Memorial Health System receives more than M from FEMA | News, Sports, Jobs

From left, U.S. Sen. Sherrod Brown, D-Ohio, Memorial Health System President & CEO Scott Cantley and Memorial Health System Vice President of Physician Services & Chief Medical Officer Dan Breece pose for a picture. Brown helped secure more than $20 million for Memorial Health System from the Federal Emergency Management Agency for 2020-2021 COVID costs. (Photo Provided)

MARIETTA — Memorial Health System has received more than $20 million from the Federal Emergency Management Agency.

U.S. Sen. Sherrod Brown, D-Ohio, helped secure more than $20 million from FEMA to cover costs from Memorial’s COVID response in 2020-2021, according to a Memorial media release.

The release said “the funds are essential to ensuring Memorial Health System can continue to provide care to its patients and community.”

Brown said in the release that the doctors, nurses and support staff at Memorial care for Ohio residents every day.

“It’s why I fought to cut red tape so they can continue to serve patients and provide Marietta and the entire region with quality health care,” Brown said in the release.

Memorial President & CEO Scott Cantley said in the release the reimbursement funds are critical to Memorial’s operations.

“We are grateful to Senator Brown for securing the funds at such a critical time,” Cantley said. “We continue to provide and expand services this region needs while carrying the burden of the extreme expense of labor, supplies, personal protective equipment and emergency care needed to preserve lives in our community during COVID-19.”

Cantly said the funds reimburse Memorial costs that were not reimbursed while they were providing necessary care to patients and though it has taken time the money will help cover a portion of the expenses.

Memorial Associate Vice President of Service Excellence Jennifer Offenberger provided an idea of how much extra Memorial spent during the pandemic.

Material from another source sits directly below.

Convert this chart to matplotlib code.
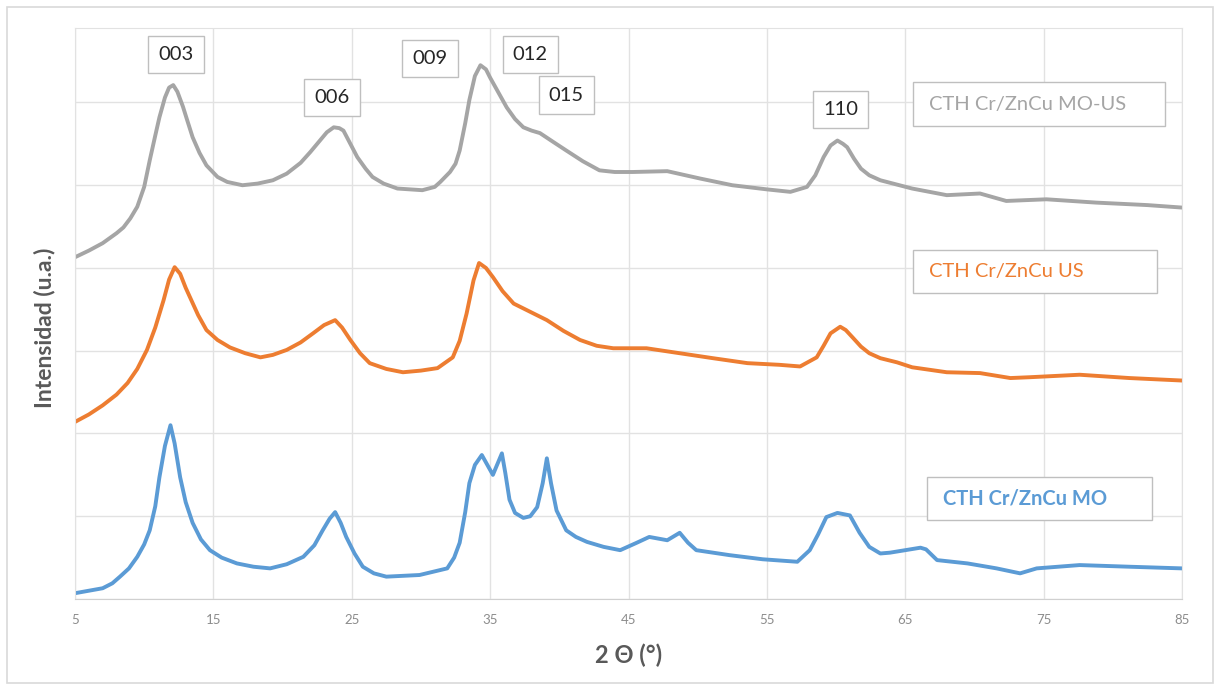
import matplotlib
matplotlib.use("Agg")
import matplotlib.pyplot as plt
from matplotlib.patches import Rectangle

plt.rcParams['font.family'] = ['Lato', 'DejaVu Sans']

# XRD patterns (2 theta, arbitrary intensity with offsets)
mo_us_x = [5.0, 6.0, 7.0, 8.0, 8.5, 9.0, 9.5, 10.0, 10.4, 10.8, 11.1, 11.5, 11.8, 12.1,
           12.4, 12.8, 13.1, 13.5, 14.0, 14.5, 15.3, 16.0, 17.1, 18.2, 19.3, 20.3, 21.3,
           22.0, 22.7, 23.2, 23.7, 24.1, 24.4, 24.9, 25.4, 26.0, 26.5, 27.3, 28.3, 30.1,
           31.0, 31.4, 32.1, 32.5, 32.8, 33.2, 33.5, 33.9, 34.3, 34.7, 35.0, 35.6, 36.2,
           36.8, 37.4, 38.0, 38.6, 39.5, 40.5, 41.7, 42.9, 44.0, 45.3, 47.8, 50.2, 52.5,
           55.0, 56.7, 57.9, 58.5, 59.1, 59.6, 60.1, 60.5, 60.8, 61.3, 61.8, 62.4, 63.2,
           65.5, 68.0, 70.4, 72.3, 75.2, 78.8, 82.5, 85.0]
mo_us_y = [4.13, 4.21, 4.30, 4.42, 4.49, 4.60, 4.74, 4.98, 5.30, 5.60, 5.82, 6.06, 6.18, 6.21,
           6.13, 5.95, 5.79, 5.58, 5.39, 5.24, 5.10, 5.04, 5.00, 5.02, 5.06, 5.14, 5.27,
           5.40, 5.54, 5.64, 5.70, 5.69, 5.66, 5.50, 5.34, 5.20, 5.10, 5.02, 4.96, 4.94,
           4.98, 5.04, 5.16, 5.26, 5.42, 5.75, 6.03, 6.32, 6.45, 6.40, 6.30, 6.12, 5.94,
           5.80, 5.70, 5.66, 5.63, 5.53, 5.42, 5.29, 5.18, 5.16, 5.16, 5.17, 5.08, 5.00,
           4.95, 4.92, 4.98, 5.12, 5.34, 5.48, 5.54, 5.50, 5.46, 5.32, 5.20, 5.12, 5.06,
           4.96, 4.88, 4.90, 4.81, 4.83, 4.79, 4.76, 4.73]

us_x = [5.0, 6.0, 7.0, 8.0, 8.8, 9.5, 10.2, 10.8, 11.4, 11.8, 12.2, 12.6, 13.0, 13.3, 13.9,
        14.5, 15.3, 16.2, 17.3, 18.4, 19.3, 20.3, 21.3, 22.2, 23.0, 23.8, 24.3, 24.9, 25.6,
        26.3, 27.5, 28.7, 30.0, 31.2, 32.3, 32.8, 33.3, 33.8, 34.2, 34.7, 35.2, 35.9, 36.7,
        37.9, 39.1, 40.3, 41.5, 42.7, 43.9, 46.3, 48.7, 51.1, 53.6, 55.9, 57.4, 58.6, 59.1,
        59.6, 60.3, 60.7, 61.2, 61.8, 62.4, 63.2, 64.4, 65.5, 68.0, 70.4, 72.6, 74.0, 77.6,
        81.2, 85.0]
us_y = [2.14, 2.23, 2.34, 2.47, 2.61, 2.78, 3.01, 3.28, 3.61, 3.86, 4.01, 3.93, 3.76, 3.65, 3.43,
        3.25, 3.13, 3.04, 2.97, 2.92, 2.95, 3.01, 3.10, 3.21, 3.31, 3.37, 3.28, 3.13, 2.97,
        2.85, 2.78, 2.74, 2.76, 2.79, 2.92, 3.12, 3.45, 3.85, 4.06, 4.00, 3.89, 3.72, 3.57,
        3.47, 3.37, 3.24, 3.13, 3.06, 3.03, 3.03, 2.97, 2.91, 2.85, 2.83, 2.81, 2.92, 3.06,
        3.21, 3.29, 3.25, 3.16, 3.05, 2.97, 2.91, 2.86, 2.80, 2.74, 2.73, 2.67, 2.68, 2.71,
        2.67, 2.64]

mo_x = [5.0, 6.0, 7.0, 7.7, 8.25, 8.9, 9.5, 10.0, 10.4, 10.8, 11.1, 11.5, 11.9, 12.2, 12.6,
        13.0, 13.5, 14.1, 14.75, 15.6, 16.7, 17.9, 19.1, 20.3, 21.5, 22.3, 22.9, 23.4, 23.8,
        24.2, 24.6, 25.2, 25.8, 26.6, 27.5, 29.9, 31.9, 32.4, 32.8, 33.2, 33.5, 33.9, 34.4,
        34.8, 35.2, 35.5, 35.85, 36.1, 36.4, 36.8, 37.4, 37.9, 38.4, 38.8, 39.1, 39.4, 39.8,
        40.5, 41.2, 42.0, 43.2, 44.4, 45.6, 46.5, 47.8, 48.7, 49.3, 49.9, 52.3, 54.7, 57.2,
        58.1, 58.7, 59.3, 60.1, 61.0, 61.7, 62.4, 63.2, 63.9, 66.1, 66.5, 67.3, 69.5, 71.6,
        73.3, 74.5, 77.6, 81.2, 85.0]
mo_y = [0.07, 0.10, 0.13, 0.19, 0.27, 0.37, 0.51, 0.66, 0.83, 1.12, 1.47, 1.85, 2.10, 1.88, 1.47,
        1.17, 0.92, 0.72, 0.59, 0.50, 0.43, 0.39, 0.37, 0.42, 0.51, 0.65, 0.83, 0.97, 1.05,
        0.92, 0.75, 0.55, 0.39, 0.31, 0.27, 0.29, 0.37, 0.50, 0.68, 1.05, 1.40, 1.62, 1.74,
        1.62, 1.50, 1.62, 1.76, 1.52, 1.20, 1.04, 0.98, 1.00, 1.11, 1.40, 1.70, 1.40, 1.07,
        0.83, 0.75, 0.69, 0.63, 0.59, 0.68, 0.75, 0.71, 0.80, 0.68, 0.59, 0.53, 0.48, 0.45,
        0.59, 0.78, 0.99, 1.04, 1.01, 0.80, 0.63, 0.55, 0.56, 0.62, 0.60, 0.47, 0.43, 0.37,
        0.31, 0.37, 0.41, 0.39, 0.37]

peak_labels = ['003', '006', '009', '012', '015', '110']
peak_label_x = [12.3, 23.57, 30.65, 37.9, 40.5, 60.35]
peak_label_y = [6.58, 6.06, 6.53, 6.58, 6.09, 5.91]

x_ticks = [5, 15, 25, 35, 45, 55, 65, 75, 85]

c_blue = '#5B9BD5'
c_orange = '#ED7D31'
c_gray = '#A5A5A5'
grid_c = '#E2E2E2'

fig = plt.figure(figsize=(12.15, 6.85), dpi=100)
fig.patches.append(Rectangle((7 / 1215, 2 / 685), 1206 / 1215, 676 / 685,
                             transform=fig.transFigure, fill=False,
                             edgecolor='#D9D9D9', linewidth=1.2))
ax = fig.add_axes([75 / 1215, 1 - 599 / 685, 1107 / 1215, 571 / 685])

ax.plot(mo_us_x, mo_us_y, color=c_gray, lw=2.8, solid_joinstyle='round')
ax.plot(us_x, us_y, color=c_orange, lw=2.8, solid_joinstyle='round')
ax.plot(mo_x, mo_y, color=c_blue, lw=2.8, solid_joinstyle='round')

ax.set_xlim(5, 85)
ax.set_ylim(0, 6.9)
ax.set_xticks(x_ticks)
ax.set_yticks(range(0, 7))
ax.set_yticklabels([])
ax.grid(True, color=grid_c, lw=1)
ax.set_axisbelow(True)
for s in ax.spines.values():
    s.set_color(grid_c)
ax.spines['bottom'].set_color('#D0D0D0')
ax.tick_params(length=0, pad=11, labelsize=9.5, labelcolor='#8C8C8C')

ax.set_xlabel('2 Θ (°)', fontsize=17, fontweight='bold', color='#595959')
ax.xaxis.set_label_coords(0.5, -0.078)
ax.set_ylabel('Intensidad (u.a.)', fontsize=16.5, fontweight='bold', color='#595959')
ax.yaxis.set_label_coords(-0.018, 0.475)

for lab, lx, ly in zip(peak_labels, peak_label_x, peak_label_y):
    ax.text(lx, ly, lab, ha='center', va='center', fontsize=14.5, color='#262626',
            bbox=dict(boxstyle='square,pad=0.5', facecolor='white',
                      edgecolor='#BFBFBF', lw=1))

# series name boxes
legend_boxes = [
    ('CTH Cr/ZnCu MO-US', c_gray, 65.55, 5.713, 18.21, 0.531, 5.98),
    ('CTH Cr/ZnCu US', c_orange, 65.55, 3.696, 17.63, 0.519, 3.955),
    ('CTH Cr/ZnCu MO', c_blue, 66.56, 0.954, 16.26, 0.519, 1.214),
]
for name, col, bx, by, bw, bh, ty in legend_boxes:
    ax.add_patch(Rectangle((bx, by), bw, bh, facecolor='white', edgecolor='#BFBFBF',
                           lw=1, zorder=4))
    ax.text(bx + 1.2, ty, name, ha='left', va='center', fontsize=14.5,
            fontweight='bold' if col == c_blue else 'normal', color=col, zorder=5)

fig.savefig('out.png', dpi=100)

She said Memorial spent $60 million more in salary than it normally would during the COVID pandemic.

“Obviously those expenses that we had during (COVID) … as a not-for-profit health system that put a significant strain on our revenue cycle and financial position,” Offenberger said.

She said the FEMA money assists Memorial “in continuing to be a strong health system that is able to continue to care for our community.”

Brown noted in the release that reimbursing state, county and municipal governments and non-profits and tribal entities for COVID costs is important to the United States’ ongoing recovery.